Although two different actors play the part (Elena Anaya for Vera & Jan Cornet for Vicente) Almodovar cleverly cast Cornet for the part of Vicente because his body frame is a tad bit small for an average man which makes the male to female transformation angle more believable (midway in to the film I found myself noticing how tiny he is but when its revealed that he's to be transformed in to a woman, it all made sense).
There's some underrated imagery in The Skin I Live In. Almodovar even throws in a Bergman/Persona reference...
I understand the revenge aspect of the story but once Almodovar throws in the love angel I get completely thrown off. One minute you want revenge on the person who raped your daughter and triggered her suicide then you end up falling in love with the very same person later on? I get that Vicente has been completely changed in to someone else but I thought this element of the story was a little strange.
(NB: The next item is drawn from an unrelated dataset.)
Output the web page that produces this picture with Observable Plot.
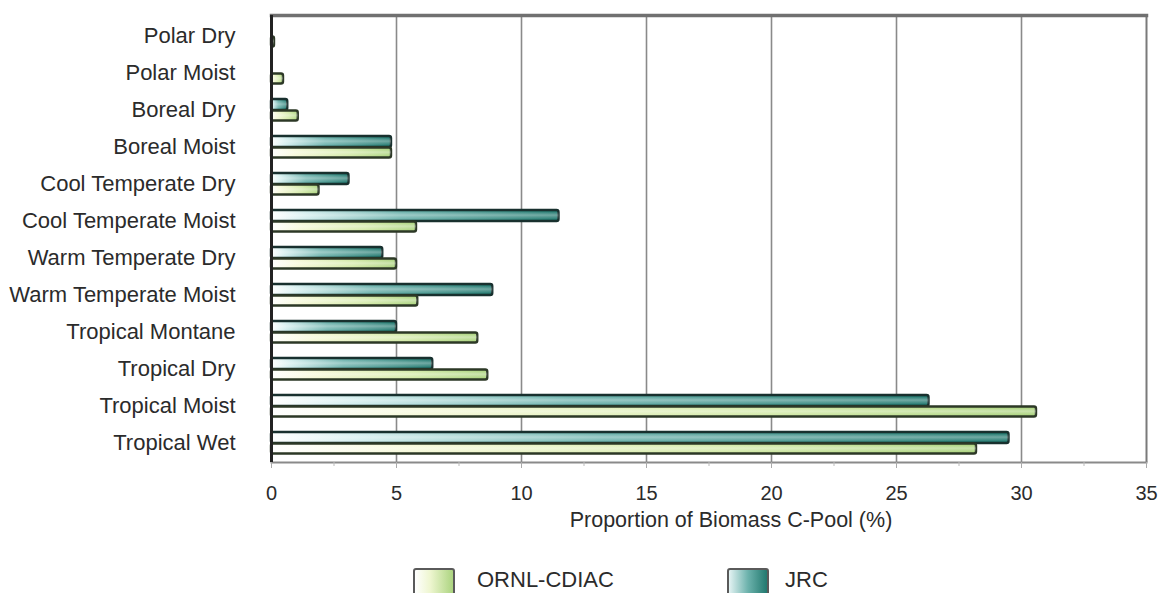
<!DOCTYPE html>
<html>
<head>
<meta charset="utf-8">
<script src="https://cdn.jsdelivr.net/npm/d3@7"></script>
<script src="https://cdn.jsdelivr.net/npm/@observablehq/plot@0.6"></script>
<style>
  body { margin: 0; background: #fff; font-family: "Liberation Sans", Arial, sans-serif; }
  #wrap { position: relative; width: 1166px; height: 593px; overflow: hidden; }
  #legend { position: absolute; left: 0; top: 545px; width: 1166px; height: 48px; }
  .sw { position: absolute; top: 23px; width: 42px; height: 30px; border: 2px solid #5a5a5a; border-radius: 3px; box-sizing: border-box; }
  .lt { position: absolute; top: 24px; font-size: 22px; line-height: 22px; color: #2b2b2b; }
</style>
</head>
<body>
<div id="wrap">
  <div id="chart"></div>
  <div id="legend"></div>
</div>
<script>
// ---- data ----
const categories = [
  "Polar Dry", "Polar Moist", "Boreal Dry", "Boreal Moist",
  "Cool Temperate Dry", "Cool Temperate Moist", "Warm Temperate Dry",
  "Warm Temperate Moist", "Tropical Montane", "Tropical Dry",
  "Tropical Moist", "Tropical Wet"
];
const jrcValues  = [0, 0, 0.65, 4.8, 3.1, 11.5, 4.45, 8.85, 5.0, 6.45, 26.3, 29.5];
const ornlValues = [0.12, 0.48, 1.07, 4.8, 1.9, 5.8, 5.0, 5.85, 8.25, 8.65, 30.6, 28.2];
const seriesNames = ["ORNL-CDIAC", "JRC"];
const xTicks = [0, 5, 10, 15, 20, 25, 30, 35];
const xMinorTicks = [2.5, 7.5, 12.5, 17.5, 22.5, 27.5, 32.5];
const xGridTicks = [5, 10, 15, 20, 25, 30];
const xLabel = "Proportion of Biomass C-Pool (%)";

const rows = categories.flatMap((c, i) => [
  {category: c, series: "JRC", value: jrcValues[i]},
  {category: c, series: "ORNL-CDIAC", value: ornlValues[i]}
]);
const jrcRows = rows.filter(d => d.series === "JRC" && d.value > 0);
const ornlRows = rows.filter(d => d.series === "ORNL-CDIAC" && d.value > 0);

const defs = () => {
  const d = d3.create("svg:defs");
  const g1 = d.append("linearGradient").attr("id", "gJRC").attr("x1", 0).attr("x2", 1).attr("y1", 0).attr("y2", 0);
  [[0, "#ffffff"], [0.12, "#d2eeee"], [0.45, "#6cb2ac"], [1, "#22796f"]].forEach(([o, c]) => g1.append("stop").attr("offset", o).attr("stop-color", c));
  const g2 = d.append("linearGradient").attr("id", "gORNL").attr("x1", 0).attr("x2", 1).attr("y1", 0).attr("y2", 0);
  [[0, "#ffffff"], [0.2, "#f6f9d8"], [0.65, "#d3eaa8"], [1, "#acd480"]].forEach(([o, c]) => g2.append("stop").attr("offset", o).attr("stop-color", c));
  const g3 = d.append("linearGradient").attr("id", "gHi").attr("x1", 0).attr("x2", 0).attr("y1", 0).attr("y2", 1);
  [[0, "#ffffff", 0], [0.45, "#ffffff", 0.35], [1, "#ffffff", 0]].forEach(([o, c, a]) => g3.append("stop").attr("offset", o).attr("stop-color", c).attr("stop-opacity", a));
  return d.node();
};

const chart = Plot.plot({
  width: 1166,
  height: 545,
  marginLeft: 271,
  marginRight: 20,
  marginTop: 15,
  marginBottom: 83,
  style: {fontFamily: "'Liberation Sans', Arial, sans-serif", color: "#2b2b2b", background: "#fff"},
  x: {domain: [0, 35]},
  y: {domain: categories, padding: 0},
  marks: [
    defs,
    Plot.gridX(xGridTicks, {stroke: "#8a8a8a", strokeOpacity: 1, strokeWidth: 1.6}),
    Plot.ruleX([35], {stroke: "#7a7a7a", strokeWidth: 2}),
    Plot.frame({anchor: "top", stroke: "#707070", strokeWidth: 3.5}),
    Plot.frame({anchor: "bottom", stroke: "#8a8a8a", strokeWidth: 2}),
    Plot.barX(jrcRows, {x: "value", y: "category", insetTop: 8, insetBottom: 18, fill: "url(#gJRC)", stroke: "#18302e", strokeWidth: 2.4, rx: 2}),
    Plot.barX(jrcRows, {x: "value", y: "category", insetTop: 9.5, insetBottom: 19.5, fill: "url(#gHi)"}),
    Plot.barX(ornlRows, {x: "value", y: "category", insetTop: 19.5, insetBottom: 7.5, fill: "url(#gORNL)", stroke: "#2c3826", strokeWidth: 2.4, rx: 2}),
    Plot.barX(ornlRows, {x: "value", y: "category", insetTop: 21, insetBottom: 9, fill: "url(#gHi)"}),
    Plot.ruleX([0], {stroke: "#222", strokeWidth: 3}),
    Plot.axisY({tickSize: 0, tickPadding: 36, fontSize: 22, label: null, fill: "#2b2b2b"}),
    Plot.axisX({ticks: xTicks, tickSize: 6, tickPadding: 17, fontSize: 20, label: null, stroke: "#aaa", fill: "#2b2b2b"}),
    Plot.axisX({ticks: xMinorTicks, tickSize: 4, text: null, label: null, stroke: "#bbb"}),
    Plot.text([xLabel], {frameAnchor: "bottom", lineAnchor: "middle", dy: 58, dx: 22, fontSize: 21.5, fill: "#2b2b2b"})
  ]
});
document.getElementById("chart").appendChild(chart);

// ---- legend ----
const legend = d3.select("#legend");
const legendItems = [
  {name: seriesNames[0], grad: "linear-gradient(to right, #ffffff, #eef6d0 40%, #acd480)", sx: 413, tx: 477},
  {name: seriesNames[1], grad: "linear-gradient(to right, #e4f3f3, #6cb2ac 50%, #22796f)", sx: 727, tx: 785}
];
legendItems.forEach(it => {
  legend.append("div").attr("class", "sw").style("left", it.sx + "px").style("background", it.grad);
  legend.append("div").attr("class", "lt").style("left", it.tx + "px").text(it.name);
});
</script>
</body>
</html>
Upon my initial (and only) viewing of The Skin I Live In, I wasn't sure if I liked this or not. It felt like an odd mixture of The Bride Of Frankenstein & Oldboy with a touch of Hitchcock. But over time I grew to appreciate it very much. The Skin I Live In is surprisingly darker than I thought it would be and Antonio Banderas' over the top acting, which is sometimes difficult to take seriously, fits perfectly with the tone of the film. It's as if he drew upon Dr. Mabuse, Caligari & Nick Cavanaugh (Boxing Helana) for inspiration.
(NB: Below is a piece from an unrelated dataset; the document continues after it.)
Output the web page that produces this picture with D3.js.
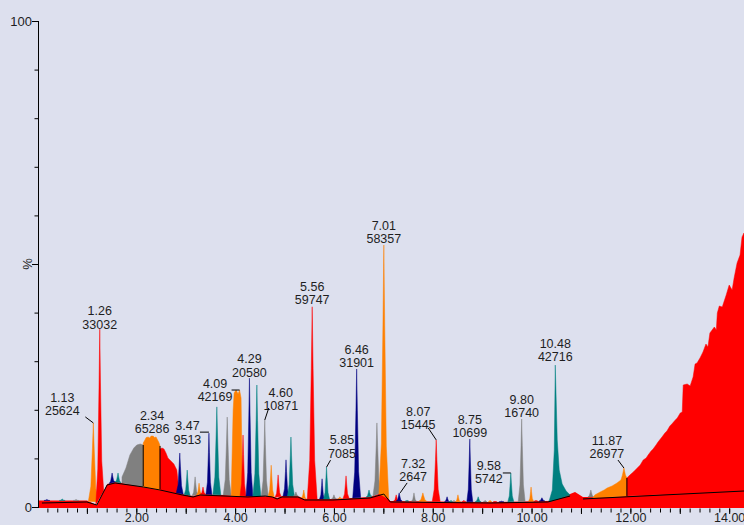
<!DOCTYPE html>
<html><head><meta charset="utf-8">
<script src="https://cdn.jsdelivr.net/npm/d3@7/dist/d3.min.js"></script>
<style>
html,body{margin:0;padding:0;background:#dde0ee;}
svg{display:block;}
text{font-family:"Liberation Sans",Arial,sans-serif;fill:#1e1e1e;}
</style>
</head><body>
<svg id="chart" width="744" height="525"></svg>
<script>
// ---------------- DATA (minutes, % of full scale) ----------------
const xTickLabels = ["2.00","4.00","6.00","8.00","10.00","12.00","14.00"];
const xTickValues = [2,4,6,8,10,12,14];
const yLabelValues = [0, 100];

// unintegrated signal (red fill top)
const backgroundTimes  = [0.03,1.00,1.20,1.41,1.57,2.14,2.48,2.93,3.15,3.29,4.26,4.75,4.85,4.95,5.27,5.41,5.98,6.73,7.01,7.14,9.16,10.33,10.57,10.78,10.88,11.04,11.39,11.91,14.30];
const backgroundLevels = [1.34,1.34,0.41,4.73,5.14,4.32,3.70,2.67,2.26,2.67,2.26,2.26,1.85,2.26,2.26,1.65,1.65,2.06,3.09,1.23,1.03,1.23,1.85,2.67,3.09,2.06,2.06,2.26,3.50];

// integration baseline (black line), NaN = gap
const baselineTimes  = [0.09,1.00,1.20,1.41,1.57,2.14,2.48,2.93,3.15,3.29,4.26,4.61,4.75,4.85,4.95,5.27,5.41,5.98,6.73,7.01,7.14,9.16,10.33,10.78,10.90,11.04,14.30];
const baselineLevels = [0.82,1.03,0.41,4.53,4.94,4.12,3.50,2.47,2.06,2.47,2.06,2.26,2.06,1.65,2.06,2.06,1.44,1.44,1.85,2.67,1.03,0.82,1.03,2.26,NaN,1.65,3.29];

// integrated peaks, in elution order
const peakTimes = [0.19,0.50,0.78,1.13,1.26,1.51,1.63,2.08,2.34,2.52,2.88,3.03,3.19,3.27,3.35,3.47,3.63,3.84,4.09,4.16,4.29,4.44,4.60,4.73,4.87,5.03,5.13,5.23,5.39,5.56,5.76,5.85,6.00,6.12,6.245,6.46,6.71,6.87,7.01,7.26,7.32,7.48,7.62,7.80,8.07,8.29,8.37,8.43,8.51,8.63,8.75,8.92,9.06,9.16,9.26,9.39,9.58,9.80,9.99,10.09,10.21,10.48,11.20,11.87,14.30];
const peakHeights = [1.54,1.65,1.54,17.3,36.6,7.0,7.0,12.96,14.6,12.14,11.1,7.6,6.2,4.9,4.1,15.2,20.6,18.5,24.07,14.8,26.5,25.1,17.9,8.6,6.6,9.7,14.4,3.1,3.5,41.2,5.8,8.2,2.5,2.1,6.4,28.4,3.5,17.3,53.9,2.5,2.9,1.4,2.9,2.9,13.8,2.1,1.4,1.4,2.5,1.4,14.0,2.1,1.4,1.4,1.2,1.2,7.0,18.1,4.1,1.4,1.9,29.2,3.5,8.02,56.4];
const peakHalfWidths = [0.06,0.06,0.06,0.10,0.08,0.06,0.06,null,null,null,0.07,0.06,0.06,0.05,0.05,0.06,0.08,0.08,null,0.06,0.07,0.08,0.07,0.06,0.06,0.06,0.07,0.05,0.05,0.10,0.05,0.06,0.05,0.04,0.06,0.08,0.06,0.08,0.10,0.05,0.06,0.04,0.05,0.08,0.08,0.05,0.04,0.04,0.05,0.04,0.06,0.06,0.04,0.04,0.04,0.05,0.06,0.07,0.05,0.04,0.06,null,0.06,null,null];

// traced outlines of broad peaks [min, %]
const grayHump = [[1.71,4.94],[1.71,6.17],[1.79,8.02],[1.87,10.70],[1.95,12.14],[2.01,12.76],[2.08,12.96],[2.14,12.76],[2.14,4.12]];
const orange234 = [[2.14,4.12],[2.14,13.17],[2.18,13.9],[2.20,14.3],[2.24,14.4],[2.27,14.2],[2.30,14.6],[2.34,14.6],[2.37,14.3],[2.40,14.4],[2.42,14.0],[2.46,13.2],[2.48,12.55],[2.48,3.5]];
const redShoulder = [[2.48,3.5],[2.48,11.93],[2.52,12.14],[2.56,11.93],[2.60,11.11],[2.64,10.08],[2.70,9.47],[2.76,8.85],[2.82,7.61],[2.87,2.67]];
const orange409 = [[3.92,2.26],[3.96,19.96],[3.98,23.46],[4.02,24.07],[4.06,23.25],[4.09,24.07],[4.12,22.43],[4.14,9.67],[4.16,2.26]];
const teal1048 = [[10.35,1.03],[10.42,3.50],[10.46,11.73],[10.48,29.2],[10.52,13.79],[10.56,7.61],[10.62,4.73],[10.70,3.29],[10.78,2.47]];
const orange1187 = [[11.24,1.85],[11.28,2.47],[11.39,3.09],[11.47,3.50],[11.53,3.91],[11.63,4.32],[11.73,4.94],[11.81,5.56],[11.84,6.58],[11.87,8.02],[11.90,6.58],[11.93,5.97],[11.93,2.26]];
const redTail = [[11.93,2.26],[11.93,5.97],[11.99,6.58],[12.06,7.20],[12.14,8.02],[12.20,8.64],[12.26,9.67],[12.32,10.08],[12.36,10.70],[12.42,11.52],[12.46,11.93],[12.52,12.76],[12.56,13.37],[12.64,14.40],[12.70,15.23],[12.74,15.64],[12.80,16.67],[12.84,17.08],[12.91,17.90],[12.95,18.31],[13.01,19.34],[13.05,19.55],[13.07,25.10],[13.15,25.31],[13.21,24.90],[13.27,26.75],[13.31,29.42],[13.35,29.63],[13.41,30.66],[13.47,31.89],[13.53,33.54],[13.57,32.92],[13.61,35.80],[13.70,37.04],[13.74,36.42],[13.76,39.92],[13.80,41.36],[13.86,41.15],[13.94,43.62],[14.00,45.68],[14.06,44.65],[14.10,47.12],[14.16,50.21],[14.22,51.85],[14.26,55.56],[14.30,56.38],[14.30,3.29]];

// peak-boundary drop lines [min, top %]
const dropLineTimes = [2.14, 2.48, 11.93];
const dropLineTops  = [12.76, 12.55, 5.97];

// labelled peaks: retention time and area
const labelTimes = ["1.13","1.26","2.34","3.47","4.09","4.29","4.60","5.56","5.85","6.46","7.01","7.32","8.07","8.75","9.58","9.80","10.48","11.87"];
const labelAreas = ["25624","33032","65286","9513","42169","20580","10871","59747","7085","31901","58357","2647","15445","10699","5742","16740","42716","26977"];

// ---------------- LAYOUT / STYLE ----------------
const palette = ["#000080","#008080","#808080","#ff8000","#ff0000"];
const customShapes = {7:grayHump, 8:orange234, 9:redShoulder, 18:orange409, 61:teal1048, 63:orange1187, 64:redTail};
const peakProfile = [[-1,0],[-0.5,0.2],[-0.18,0.68],[0,1],[0.18,0.68],[0.5,0.2],[1,0]];
// label offsets (px) of the lower text line centre from the apex, plus optional leader [x1,y1,x2,y2]
const labelLayout = {
  "1.13":{dx:-31,dy:-12,lead:[-8,-6,0,0]},
  "1.26":{dx:0,dy:-5},
  "2.34":{dx:-1,dy:-7},
  "3.47":{dx:-21.5,dy:6,lead:[-9,-1,0,-1]},
  "4.09":{dx:-24.5,dy:7,lead:[-8,0,0,0]},
  "4.29":{dx:0,dy:-6},
  "4.60":{dx:16,dy:-14,lead:[4,-12,0,0]},
  "5.56":{dx:0,dy:-7},
  "5.85":{dx:15.5,dy:-14,lead:[4,-7,0,0]},
  "6.46":{dx:0,dy:-6},
  "7.01":{dx:0,dy:-6},
  "7.32":{dx:14,dy:-16,lead:[8,-10,1,0]},
  "8.07":{dx:-18,dy:-15,lead:[-8,-12,0,0]},
  "8.75":{dx:0,dy:-6},
  "9.58":{dx:-22,dy:6,lead:[-8,0,0,0]},
  "9.80":{dx:0,dy:-6},
  "10.48":{dx:0,dy:-8},
  "11.87":{dx:-17,dy:-14,lead:[-6,-8,0,0]}
};

// ---------------- DRAW ----------------
const svg = d3.select("#chart");
const x = d3.scaleLinear().domain([0, 14.3]).range([37.5, 744]);
const y = d3.scaleLinear().domain([0, 100]).range([507, 21]);
const bgAt = d3.scaleLinear().domain(backgroundTimes).range(backgroundLevels).clamp(true);

const plot = svg.append("g");
plot.append("clipPath").attr("id","clip").append("rect").attr("x",39).attr("y",0).attr("width",705).attr("height",509);
const g = plot.append("g").attr("clip-path","url(#clip)");

// background red area
const bgData = backgroundTimes.map((t,i)=>[t, backgroundLevels[i]]);
g.append("path")
  .attr("d", d3.area().x(d=>x(d[0])).y0(y(0)+1).y1(d=>y(d[1]))(bgData))
  .attr("fill","#ff0000");

// peaks
const lineGen = d3.line().x(d=>x(d[0])).y(d=>y(d[1]));
peakTimes.forEach((rt,i)=>{
  let pts;
  if (customShapes[i]) {
    pts = customShapes[i];
  } else {
    const hw = peakHalfWidths[i], H = peakHeights[i], b0 = bgAt(rt);
    pts = peakProfile.map(([f,h])=>{
      const t = rt + f*hw, b = bgAt(t);
      return [t, b + h*(H - b0)];
    });
  }
  const col = palette[i % palette.length];
  g.append("path").attr("d", lineGen(pts) + "Z")
    .attr("fill", col).attr("stroke", col).attr("stroke-width", 0.5).attr("stroke-linejoin","round");
});

// integration baseline
const blData = baselineTimes.map((t,i)=>[t, baselineLevels[i]]);
g.append("path")
  .attr("d", d3.line().defined(d=>!isNaN(d[1])).x(d=>x(d[0])).y(d=>y(d[1]))(blData))
  .attr("fill","none").attr("stroke","#000").attr("stroke-width",1);

// drop lines
dropLineTimes.forEach((t,i)=>{
  g.append("line")
    .attr("x1", x(t)).attr("x2", x(t))
    .attr("y1", y(bgAt(t))).attr("y2", y(dropLineTops[i]))
    .attr("stroke","#000").attr("stroke-width",1);
});

// y axis
const yAxisMinor = d3.axisLeft(y).tickValues(d3.range(0,101,10)).tickSize(4).tickFormat("");
const ya = svg.append("g").attr("transform","translate(38.5,0)").call(yAxisMinor);
ya.select(".domain").attr("d", `M0,${y(100)}V${y(0)+1}`).attr("stroke","#000");
ya.selectAll(".tick line").attr("stroke","#000");
const yAxisMajor = d3.axisLeft(y).tickValues([0,50,100]).tickSize(6.5).tickPadding(0).tickFormat(d=> yLabelValues.includes(d) ? String(d) : "");
const ya2 = svg.append("g").attr("transform","translate(38.5,0)").call(yAxisMajor);
ya2.select(".domain").remove();
ya2.selectAll(".tick line").attr("stroke","#000");
ya2.selectAll("text").style("font-size","13px").attr("fill","#1e1e1e").attr("dy","0.36em");
svg.append("text").attr("transform",`translate(31.5,${y(50)}) rotate(-90)`)
  .attr("text-anchor","middle").style("font-size","13px").text("%");

// x axis
const xa1 = svg.append("g").attr("transform","translate(0,508.5)")
  .call(d3.axisBottom(x).tickValues(d3.range(1,71).map(k=>k*0.2).filter(v=>v<14.3)).tickSize(4).tickFormat(""));
xa1.select(".domain").remove();
xa1.selectAll(".tick line").attr("stroke","#000");
const xa2 = svg.append("g").attr("transform","translate(0,508.5)")
  .call(d3.axisBottom(x).tickValues(d3.range(1,15)).tickSize(5.5).tickPadding(0)
    .tickFormat(d=>{const k = xTickValues.indexOf(d); return k>=0 ? xTickLabels[k] : "";}));
xa2.select(".domain").remove();
xa2.selectAll(".tick line").attr("stroke","#000");
xa2.selectAll("text").style("font-size","12.5px").attr("fill","#1e1e1e").attr("dy","0.64em");

// peak labels
const labels = svg.append("g");
labelTimes.forEach((lt,i)=>{
  const idx = peakTimes.findIndex(t=>Math.abs(t-(+lt))<0.001);
  const ax = x(peakTimes[idx]), ay = y(peakHeights[idx]);
  const L = labelLayout[lt];
  const cx = ax + L.dx, cy = ay + L.dy;
  labels.append("text").attr("x",cx).attr("y",cy - 13.5 + 4.4).attr("text-anchor","middle").style("font-size","12.5px").text(lt);
  labels.append("text").attr("x",cx).attr("y",cy + 4.4).attr("text-anchor","middle").style("font-size","12.5px").text(labelAreas[i]);
  if (L.lead) {
    labels.append("line")
      .attr("x1",ax+L.lead[0]).attr("y1",ay+L.lead[1]).attr("x2",ax+L.lead[2]).attr("y2",ay+L.lead[3])
      .attr("stroke","#000").attr("stroke-width",1);
  }
});
</script>
</body></html>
For something directed by such a big name, The Skin I Live In certainly came and went pretty quickly in the U.S. I wrote about this from memory (I saw it over two years ago) so I guess that says something about the small impact it had on me. Almodovar seems to be returning to form with his latest film (I'm So Excited) which makes The Skin I Live In stand out more among his recent body of work. I'm always hesitant to say this when it comes to recent work of important modern filmmakers but The Skin I Live In may be one of Almosovar's best.